Show all lines that include the string "Rebuild"; copy each one.
----------
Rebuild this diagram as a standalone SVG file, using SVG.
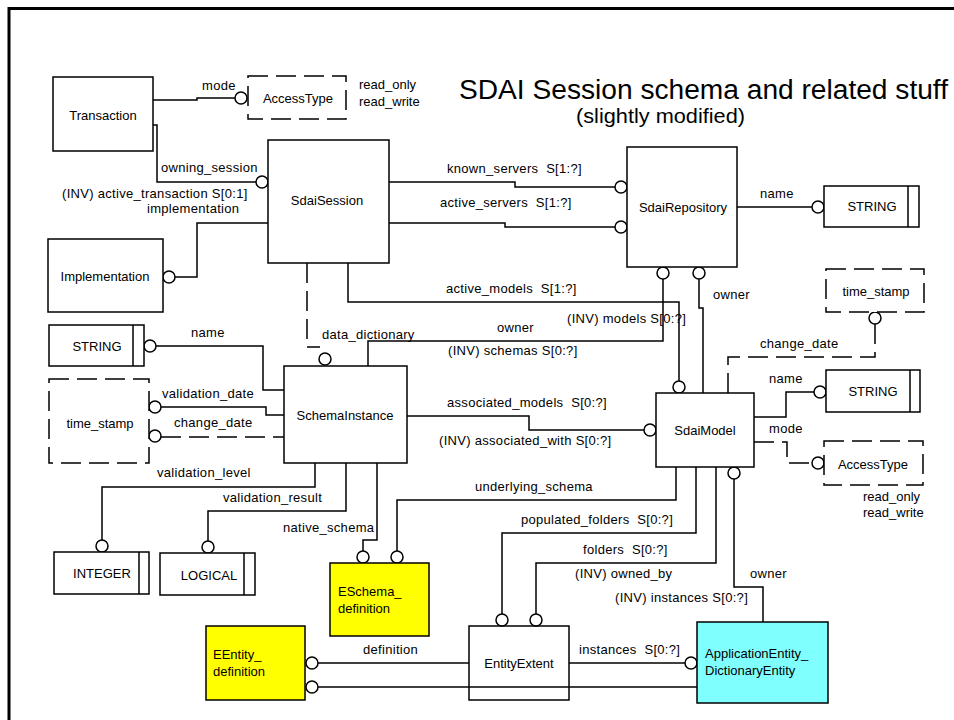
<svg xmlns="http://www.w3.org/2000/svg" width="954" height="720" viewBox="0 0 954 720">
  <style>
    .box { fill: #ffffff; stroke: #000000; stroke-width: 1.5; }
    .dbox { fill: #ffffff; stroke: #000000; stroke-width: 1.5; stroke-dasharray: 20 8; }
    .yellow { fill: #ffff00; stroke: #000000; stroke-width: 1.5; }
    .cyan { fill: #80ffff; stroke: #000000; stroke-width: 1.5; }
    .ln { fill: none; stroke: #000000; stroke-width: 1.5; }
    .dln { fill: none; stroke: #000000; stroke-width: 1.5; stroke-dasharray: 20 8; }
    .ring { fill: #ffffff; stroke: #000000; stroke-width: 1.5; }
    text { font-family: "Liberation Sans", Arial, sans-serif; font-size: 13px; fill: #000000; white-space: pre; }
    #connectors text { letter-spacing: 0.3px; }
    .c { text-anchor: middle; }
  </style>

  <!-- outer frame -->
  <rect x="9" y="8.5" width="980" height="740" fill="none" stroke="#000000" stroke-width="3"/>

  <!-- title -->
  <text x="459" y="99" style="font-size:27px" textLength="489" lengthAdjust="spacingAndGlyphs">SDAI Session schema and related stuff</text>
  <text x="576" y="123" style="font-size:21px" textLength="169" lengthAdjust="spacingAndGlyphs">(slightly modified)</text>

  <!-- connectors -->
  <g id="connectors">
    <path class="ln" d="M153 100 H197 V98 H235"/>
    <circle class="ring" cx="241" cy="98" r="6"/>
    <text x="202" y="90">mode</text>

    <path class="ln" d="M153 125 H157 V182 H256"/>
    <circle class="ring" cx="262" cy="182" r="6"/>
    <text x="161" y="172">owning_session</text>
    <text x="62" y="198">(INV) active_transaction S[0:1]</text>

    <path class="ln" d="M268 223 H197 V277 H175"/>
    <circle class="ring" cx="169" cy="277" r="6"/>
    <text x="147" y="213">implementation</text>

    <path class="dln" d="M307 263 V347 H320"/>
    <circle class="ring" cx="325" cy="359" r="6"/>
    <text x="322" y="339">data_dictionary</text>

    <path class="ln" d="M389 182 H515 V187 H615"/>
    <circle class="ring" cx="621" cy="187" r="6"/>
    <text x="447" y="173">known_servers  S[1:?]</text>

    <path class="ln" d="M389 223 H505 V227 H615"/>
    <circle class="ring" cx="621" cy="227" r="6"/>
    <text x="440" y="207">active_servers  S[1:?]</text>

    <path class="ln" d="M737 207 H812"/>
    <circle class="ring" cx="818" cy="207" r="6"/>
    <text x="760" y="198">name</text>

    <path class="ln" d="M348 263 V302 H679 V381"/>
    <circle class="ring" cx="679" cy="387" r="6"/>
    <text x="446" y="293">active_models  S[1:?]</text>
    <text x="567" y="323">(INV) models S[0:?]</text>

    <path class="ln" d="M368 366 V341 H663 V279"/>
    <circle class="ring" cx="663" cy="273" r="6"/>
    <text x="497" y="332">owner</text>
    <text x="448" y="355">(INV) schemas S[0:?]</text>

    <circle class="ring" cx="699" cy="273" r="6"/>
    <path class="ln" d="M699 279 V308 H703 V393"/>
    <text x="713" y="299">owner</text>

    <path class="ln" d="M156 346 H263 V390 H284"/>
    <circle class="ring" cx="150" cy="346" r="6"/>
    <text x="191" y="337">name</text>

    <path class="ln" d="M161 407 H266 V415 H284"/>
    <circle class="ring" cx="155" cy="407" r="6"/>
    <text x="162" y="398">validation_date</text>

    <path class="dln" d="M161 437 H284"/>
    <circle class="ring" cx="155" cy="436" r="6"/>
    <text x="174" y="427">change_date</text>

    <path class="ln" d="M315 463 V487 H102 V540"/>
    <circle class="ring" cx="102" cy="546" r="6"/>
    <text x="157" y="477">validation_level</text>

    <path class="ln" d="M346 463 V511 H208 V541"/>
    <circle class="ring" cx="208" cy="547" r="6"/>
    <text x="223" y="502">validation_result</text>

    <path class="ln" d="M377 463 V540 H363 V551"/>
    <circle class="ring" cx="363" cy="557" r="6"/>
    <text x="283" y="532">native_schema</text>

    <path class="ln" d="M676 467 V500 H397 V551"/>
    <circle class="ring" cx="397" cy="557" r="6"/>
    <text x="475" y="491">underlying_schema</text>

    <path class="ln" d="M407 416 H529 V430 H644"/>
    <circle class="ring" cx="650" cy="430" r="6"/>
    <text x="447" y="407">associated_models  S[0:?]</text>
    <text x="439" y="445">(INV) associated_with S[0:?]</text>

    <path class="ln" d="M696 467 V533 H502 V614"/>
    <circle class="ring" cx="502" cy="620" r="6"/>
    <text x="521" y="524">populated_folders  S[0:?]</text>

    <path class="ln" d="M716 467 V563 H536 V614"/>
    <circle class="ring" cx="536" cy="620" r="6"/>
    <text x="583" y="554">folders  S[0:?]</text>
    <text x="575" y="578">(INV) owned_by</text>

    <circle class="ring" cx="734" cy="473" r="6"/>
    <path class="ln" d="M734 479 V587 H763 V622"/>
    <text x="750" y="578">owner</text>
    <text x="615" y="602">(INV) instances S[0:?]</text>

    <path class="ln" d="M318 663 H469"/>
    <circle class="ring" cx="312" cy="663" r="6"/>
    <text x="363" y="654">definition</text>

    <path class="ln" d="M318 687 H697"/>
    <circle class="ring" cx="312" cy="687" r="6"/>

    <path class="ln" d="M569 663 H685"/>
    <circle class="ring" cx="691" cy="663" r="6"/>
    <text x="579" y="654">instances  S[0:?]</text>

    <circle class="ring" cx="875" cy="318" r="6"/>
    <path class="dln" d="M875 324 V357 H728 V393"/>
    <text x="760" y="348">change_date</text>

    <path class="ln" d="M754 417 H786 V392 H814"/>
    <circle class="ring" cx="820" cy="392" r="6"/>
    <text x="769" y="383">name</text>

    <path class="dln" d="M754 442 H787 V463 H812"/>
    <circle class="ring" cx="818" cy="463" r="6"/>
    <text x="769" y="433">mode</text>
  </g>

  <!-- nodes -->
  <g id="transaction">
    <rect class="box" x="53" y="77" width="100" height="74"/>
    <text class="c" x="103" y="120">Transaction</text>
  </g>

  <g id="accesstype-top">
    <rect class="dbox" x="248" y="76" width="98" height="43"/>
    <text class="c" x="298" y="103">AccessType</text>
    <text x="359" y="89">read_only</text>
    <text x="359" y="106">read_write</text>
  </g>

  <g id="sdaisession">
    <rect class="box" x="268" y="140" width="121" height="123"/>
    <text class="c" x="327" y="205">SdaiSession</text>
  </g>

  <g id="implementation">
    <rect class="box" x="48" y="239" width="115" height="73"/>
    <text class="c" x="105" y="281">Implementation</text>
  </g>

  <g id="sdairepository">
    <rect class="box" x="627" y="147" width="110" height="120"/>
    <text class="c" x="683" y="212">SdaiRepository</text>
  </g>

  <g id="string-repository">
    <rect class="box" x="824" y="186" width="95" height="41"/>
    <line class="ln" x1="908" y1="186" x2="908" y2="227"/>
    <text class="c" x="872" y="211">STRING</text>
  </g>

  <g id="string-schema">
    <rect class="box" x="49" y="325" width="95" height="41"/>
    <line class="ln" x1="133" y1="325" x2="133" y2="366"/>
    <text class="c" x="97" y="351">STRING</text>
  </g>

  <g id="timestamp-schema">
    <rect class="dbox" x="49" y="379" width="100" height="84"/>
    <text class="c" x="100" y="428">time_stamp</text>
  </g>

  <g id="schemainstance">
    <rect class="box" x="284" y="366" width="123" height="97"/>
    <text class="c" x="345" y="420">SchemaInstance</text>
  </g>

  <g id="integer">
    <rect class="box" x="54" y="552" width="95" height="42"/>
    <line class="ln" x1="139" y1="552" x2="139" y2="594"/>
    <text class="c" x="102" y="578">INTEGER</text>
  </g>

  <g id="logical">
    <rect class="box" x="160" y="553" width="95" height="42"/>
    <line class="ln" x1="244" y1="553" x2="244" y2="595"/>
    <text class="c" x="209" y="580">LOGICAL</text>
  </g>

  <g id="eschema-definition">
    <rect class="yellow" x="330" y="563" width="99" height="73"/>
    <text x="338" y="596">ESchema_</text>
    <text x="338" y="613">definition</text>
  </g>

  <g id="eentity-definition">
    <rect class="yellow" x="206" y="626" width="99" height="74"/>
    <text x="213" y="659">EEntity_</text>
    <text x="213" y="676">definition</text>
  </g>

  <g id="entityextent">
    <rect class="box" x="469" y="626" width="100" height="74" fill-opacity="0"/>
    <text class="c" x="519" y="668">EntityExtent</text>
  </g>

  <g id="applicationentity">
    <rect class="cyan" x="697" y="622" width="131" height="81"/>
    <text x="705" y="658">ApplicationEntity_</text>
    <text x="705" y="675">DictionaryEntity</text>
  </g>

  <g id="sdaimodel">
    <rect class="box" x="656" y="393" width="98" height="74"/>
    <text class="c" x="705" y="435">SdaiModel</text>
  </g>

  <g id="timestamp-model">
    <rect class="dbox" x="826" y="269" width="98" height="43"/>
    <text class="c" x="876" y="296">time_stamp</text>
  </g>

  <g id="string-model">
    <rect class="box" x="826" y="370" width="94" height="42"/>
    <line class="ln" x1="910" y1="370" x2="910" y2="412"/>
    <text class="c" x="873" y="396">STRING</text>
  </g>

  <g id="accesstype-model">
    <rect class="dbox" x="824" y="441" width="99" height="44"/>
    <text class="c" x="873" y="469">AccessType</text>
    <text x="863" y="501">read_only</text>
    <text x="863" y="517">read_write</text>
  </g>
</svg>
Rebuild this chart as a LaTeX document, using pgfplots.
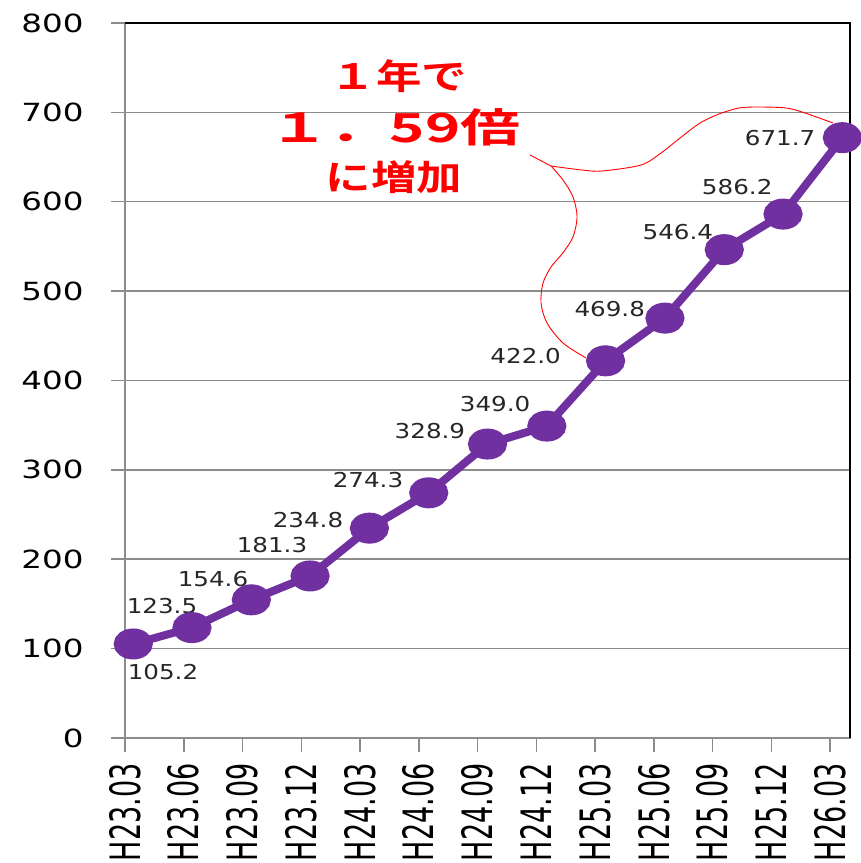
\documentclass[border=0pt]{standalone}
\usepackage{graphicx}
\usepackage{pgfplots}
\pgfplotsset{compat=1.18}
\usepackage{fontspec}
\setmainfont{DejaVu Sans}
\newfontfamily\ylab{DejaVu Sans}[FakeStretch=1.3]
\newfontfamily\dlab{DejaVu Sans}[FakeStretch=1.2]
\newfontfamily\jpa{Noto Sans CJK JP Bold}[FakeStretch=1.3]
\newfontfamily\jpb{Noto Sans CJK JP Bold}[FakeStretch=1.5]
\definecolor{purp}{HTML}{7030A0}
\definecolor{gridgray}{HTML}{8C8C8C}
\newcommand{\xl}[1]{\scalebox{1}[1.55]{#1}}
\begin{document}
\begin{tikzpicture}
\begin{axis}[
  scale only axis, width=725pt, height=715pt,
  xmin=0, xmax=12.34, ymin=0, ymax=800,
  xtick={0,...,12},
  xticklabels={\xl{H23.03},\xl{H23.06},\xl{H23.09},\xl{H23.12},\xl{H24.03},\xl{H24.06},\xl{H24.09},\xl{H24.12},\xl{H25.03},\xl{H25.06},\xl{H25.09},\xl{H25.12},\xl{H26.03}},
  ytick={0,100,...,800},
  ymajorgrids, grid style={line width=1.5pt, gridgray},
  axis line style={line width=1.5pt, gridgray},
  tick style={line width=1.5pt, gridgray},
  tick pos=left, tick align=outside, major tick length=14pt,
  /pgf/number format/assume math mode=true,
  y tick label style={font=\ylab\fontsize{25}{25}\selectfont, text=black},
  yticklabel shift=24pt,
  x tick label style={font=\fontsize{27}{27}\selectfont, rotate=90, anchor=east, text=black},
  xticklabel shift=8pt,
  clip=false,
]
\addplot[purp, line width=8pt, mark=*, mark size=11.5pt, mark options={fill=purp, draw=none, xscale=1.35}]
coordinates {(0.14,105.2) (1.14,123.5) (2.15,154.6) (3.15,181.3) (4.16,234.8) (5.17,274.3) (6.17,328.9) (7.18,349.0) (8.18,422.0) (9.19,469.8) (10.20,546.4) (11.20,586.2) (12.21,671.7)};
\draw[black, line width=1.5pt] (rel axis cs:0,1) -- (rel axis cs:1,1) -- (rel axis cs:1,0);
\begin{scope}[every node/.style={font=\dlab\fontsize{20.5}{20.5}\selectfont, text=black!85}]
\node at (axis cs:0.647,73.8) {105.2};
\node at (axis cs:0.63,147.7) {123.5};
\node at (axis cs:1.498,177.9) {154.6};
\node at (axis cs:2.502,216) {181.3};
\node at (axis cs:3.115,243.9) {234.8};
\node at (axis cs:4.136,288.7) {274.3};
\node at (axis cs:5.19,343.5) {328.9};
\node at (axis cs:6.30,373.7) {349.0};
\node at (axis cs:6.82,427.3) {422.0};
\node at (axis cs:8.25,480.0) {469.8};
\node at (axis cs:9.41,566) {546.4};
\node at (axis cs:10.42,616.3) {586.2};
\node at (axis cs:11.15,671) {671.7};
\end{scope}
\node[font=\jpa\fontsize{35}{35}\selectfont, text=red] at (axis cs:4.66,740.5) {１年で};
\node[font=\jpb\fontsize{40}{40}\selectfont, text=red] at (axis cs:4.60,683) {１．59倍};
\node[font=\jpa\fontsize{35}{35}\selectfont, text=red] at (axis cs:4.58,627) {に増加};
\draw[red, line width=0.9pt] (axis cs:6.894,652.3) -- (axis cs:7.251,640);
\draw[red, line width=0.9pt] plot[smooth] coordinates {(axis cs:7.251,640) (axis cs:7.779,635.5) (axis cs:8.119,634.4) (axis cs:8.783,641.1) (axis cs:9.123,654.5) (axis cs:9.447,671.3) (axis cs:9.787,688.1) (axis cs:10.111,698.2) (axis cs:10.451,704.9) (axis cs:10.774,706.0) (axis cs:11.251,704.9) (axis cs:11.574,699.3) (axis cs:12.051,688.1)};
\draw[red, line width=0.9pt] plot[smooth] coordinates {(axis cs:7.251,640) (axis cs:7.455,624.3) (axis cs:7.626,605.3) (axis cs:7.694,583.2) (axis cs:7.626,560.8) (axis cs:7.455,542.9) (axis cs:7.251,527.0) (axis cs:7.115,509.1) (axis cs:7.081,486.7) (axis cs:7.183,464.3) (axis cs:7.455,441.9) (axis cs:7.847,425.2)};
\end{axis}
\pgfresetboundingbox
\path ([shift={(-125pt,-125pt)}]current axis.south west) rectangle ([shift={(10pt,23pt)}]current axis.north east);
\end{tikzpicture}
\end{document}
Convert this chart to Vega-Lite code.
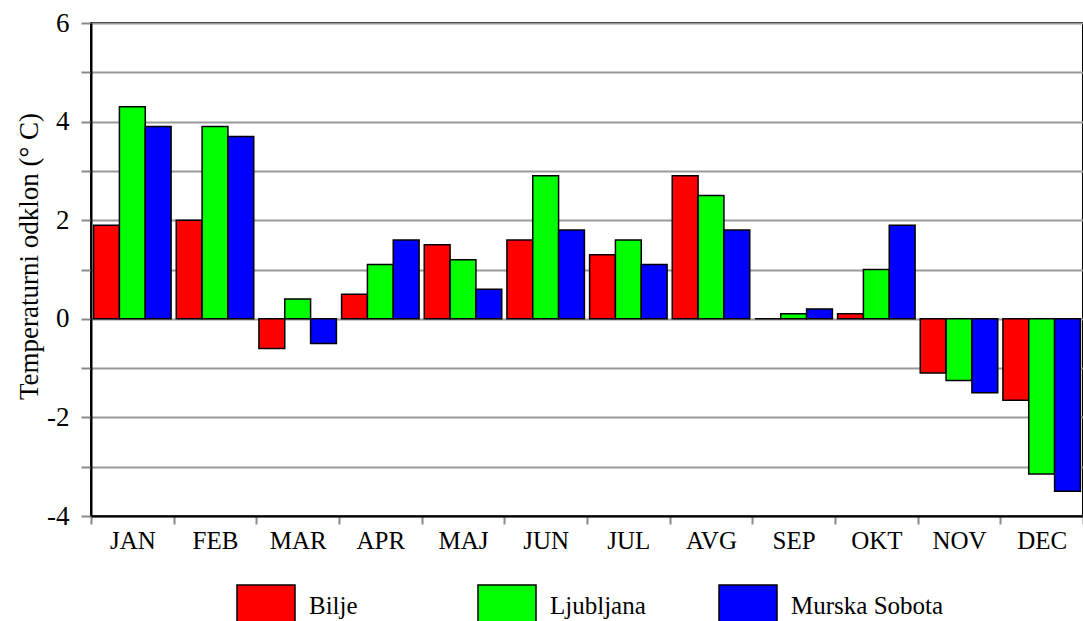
----------
• The response
Rebuild this diagram as a standalone SVG file, using SVG.
Rebuild this chart as a LaTeX document, using pgfplots.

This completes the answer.